Just five years ago, such vibrancy was unimaginable. The city was gripped with violence in the waning years of the Arellano Félix drug cartel—civilian killings and kidnappings were rampant as criminals resisted a quasi-military campaign dubbed Operation Tijuana.
"In 2010 that stopped, and it left this kind of peace in the city, and a post-traumatic kind of feel," says Tijuanan Miguel Buenrostro.
Buenrostro returned home in 2010 after graduating from film school, invigorated by documentary projects he'd led in Mexico City and Guadalajara. The next year he started Reactivando Espacios, a series of short documentaries exploring urban planning through lyrical footage of forgotten buildings and public spaces.
"We decided to do a memoir of the abandoned spaces of the city," says Buenrostro, 30. "We were creating stories, narratives out of those spaces."
Over time, he started picking up those narratives where his videos left off, expanding Reactivando Espacios beyond the camera lens.

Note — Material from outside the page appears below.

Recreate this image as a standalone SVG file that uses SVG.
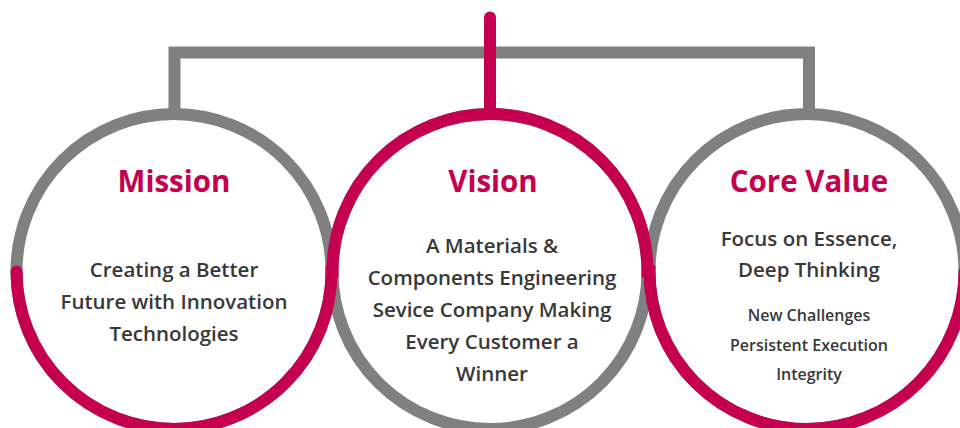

His first success was Pasaje Gómez, a covered arcade in the city's downtown Zona Centro. Buenrostro reached out to entrepreneurs and artists for help repopulating the passage. Through numerous meetings with owners, tenants, cultural institutions, and the creative community, he helped put together a plan to "reactivate" the public space. Reactivando Espacios is looser than a formal organization—it's more of a collective, Buenrostro says. He and his collaborators consult with both private investors and city officials, depending on the project.
Soon, on Pasaje Gómez, shuttered storefronts reopened as art galleries, microbreweries, and cafes. The area's success later rippled out to nearby Pasaje Rodriguez.
"These people were used to so much money during the good times," he says. "Those good times are not coming back, but there are new opportunities."
Tijuana is a relatively young city, founded just 125 years ago. Much of its downtown was built in the boom years of the 1940s, lending it a chaotic, industrial aesthetic that fascinated the filmmaker in Buenrostro. Tourism and manufacturing became core industries.
The North American Free Trade Agreement (NAFTA) of 1994 had complicated impacts, but Buenrostro says the fallout was mostly negative for small businesses in Tijuana. Drug violence sent the local economy off a cliff. At the outset of Reactivando, however, it was ripe for a resurrection.
Perhaps the project's biggest success is Hub Stn, Mexico's "first binational coworking space." Based in an old Mexicoach bus terminal, a startup cluster has brought new life to a station that went quiet during the violence. Located on Avenida Revolución—known as a seedy strip for booze, bargain goods, and illicit thrills—the building's vivid stained glass archway now shelters Tijuana's burgeoning tech sector, playing host to a dozen companies including Epiqueya, Bc creativa, and Ahorrolibre.
Before Buenrostro, collaborators Marco Soto and Miguel Marshall, and Alfonso Medina of New York-based architects T38 got together to save it, the station was headed for demolition.
"The media has branded Tijuana a cliché for so many years, so my project was trying to create a new narrative of the city," says Buenrostro. "Not only talking about that era of Tijuana, but trying to create this narrative of architecture and creative people rising from that."
It was a personal story for Buenrostro, who was born in Tijuana and grew up on both sides of the border. His grandfather moved to Tijuana from rural southern Mexico during Prohibition and made his way selling cigarettes. Eventually he scraped together enough to invest in property, helping turn Avenida Revolución into a humming commercial strip.
Since the growth years of Buenrostro's grandparents, Tijuana's ramshackle urban growth has given way to a more careful redevelopment. Now, emerging from an economic and humanitarian crisis, it's remaking itself again.
"There's always been this entrepreneurial feel because of the California influence, but I believe right now is a boom," he says. "Spaces like this generate the community culture. If companies from other parts of the world want to enter Latin American markets, they need to come to Tijuana to validate their product."
But cultural exchange across the border has always gone both ways. Working with Denver-based entrepreneur Justin Martinez, Buenrostro is preparing projects in Nicaragua and in Pueblo, Colorado. And Reactivando Espacios has grown to an international collaborative, claiming members across Mexico and as far away as New York City.
And the project has come a long way from where it started, when Buenrostro trained his camera on the forgotten structures of his hometown.
"We realized that there was much more than portraying some kind of urban decay. I did not expect this to dictate my career, or to be successful," says Buenrostro. "I just want to continue figuring out why spaces or buildings are abandoned, and what can we do to twist that reality and turn things around if the situation is right."